Parsable Blog

What Is the Cost of Quality in Manufacturing?

Anisha Padamshi

At the end of the day, nothing is more important than customer satisfaction. And it’s inextricably linked to product quality. Keeping customers happy and loyal to your brand isn’t as easy as it sounds. There are a number of factors that affect a customer’s experience, from maintaining proper packaging to product quality. The production of high quality products is arguably one of the most important parts of the process, but it comes at a cost.

Quality is defined as providing products or services that customers need, that are free from defects, deficiencies and significant variations. Quality is achieved through strict and consistent commitment to certain standards to ensure uniformity, in order to meet customers’ needs.

According to a recent IndustryWeek article, 53 percent of consumers rate quality as the most important factor in purchasing decisions. As consumers’ demands and expectations have risen over time, quality has become an absolute requirement, regardless of where products are manufactured, distributed or sold.

The Cost of Poor Quality

The cost incurred from having a low quality product can be significant. Adopting a proactive approach where defects are detected ahead of time should be the ultimate goal. However, the reality is that many companies address quality issues only after a negative event has already occurred.

In cases where there has been quality mismanagement, that can certainly be a catalyst for positive change. But, it often comes at the cost of lives lost, recalls, loss of market share, ecosystems destroyed and organizations that suffer reputational and financial damage – due to design and manufacturing flaws. At that point, repair and replacement costs are pretty much unavoidable.

Poor quality can lead to:

  • Product recalls: Large recalls are a nightmare for companies. Beyond trying to rectify the situation and the legal expenses incurred, there are also costs to rework manufacturing processes and reputational damage. In 2016, Samsung recalled all Galaxy Note7 mobile phones after reports that the batteries were overheating and catching fire. 2.5 million units were recalled and Samsung lost approximately $5.3 billion.
  • Defects: In 2016, Toyota recalled 3.37 million vehicles related to fuel tank and airbag defects. Defective products can be a significant expense to companies if they aren’t identified early on in the manufacturing process. Rework, redesign and retesting are all costly and time-consuming, but can be minimized when quality measures and procedures are put into place across the supply chain.
  • Loss of customer loyalty: In a consumer-driven world saturated with choice, quality is no longer a differentiator – it’s simply expected. Even the slightest deviation from the baseline can result in customers abandoning your product or business. According to a recent Forbes article, loyal customers are five times more likely to purchase again and four times more likely to refer a friend to the company
  • Damage to brand reputation: A happy customer means a repeat customer. An unhappy customer will take their business elsewhere and often leave a negative review (online or through word-of-mouth), damaging your company’s reputation. It takes years to build a strong brand, but customer loyalty and corporate brand reputation can be fragile. Johnson & Johnson’s recall of Tylenol and its other drugstore products has cost the company over $650 million in lost revenue, loss of market share to competitors, and an immeasurable hit to its brand reputation


Download our “How Connected Work Improves Quality Management in Manufacturing”eBook to learn more about how to improve adherence to quality standard operating procedures, increase collaboration and transparency and for continuous quality improvement across the supply chain.

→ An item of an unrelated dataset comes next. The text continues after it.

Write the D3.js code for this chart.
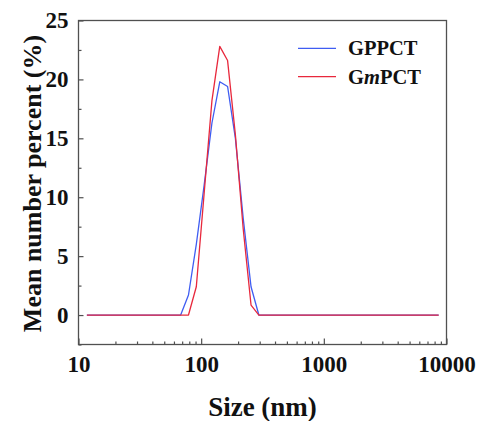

Barriers to Achieving Quality

Even though quality touches all aspects of an organization, too often the idea of quality isn’t taken seriously enough. Teams struggle with metrics, fragmented technology, real-time insights and ad hoc tools and processes. And despite advancements in technology, many companies still maintain obsolete quality approaches. Here are a few common issues companies face:

  • Standard operating procedures (SOPs) and work instructions that are not accurately captured or updated.
  • Companies rely too heavily on verbal communication or tacit knowledge.
  • Many procedures are still paper based.
  • Companies misunderstand what to document, how to document or why to document procedures.
  • Overcontrol of processes leads to over-documentation and unnecessary sign offs.

For all these reasons (and more), companies need to be more vigilant than ever about maintaining quality. How can manufacturers achieve higher levels of quality and product compliance?

Connected Worker Technology Can Drive Quality Improvements

Technology can help your organization both in terms of work quality and end-product quality by making activities more consistent, collaborative and transparent. A connected worker platform tracks every element of every job, and can alert management if there are significant variations from SOPs or within the product itself.

With connected worker technology, you now have access to more data. That means, your company can capture more data at every step along the way of the manufacturing process. This will not only allow your team to make better decisions related to quality, but they can quickly and effectively respond to trends and quality issues.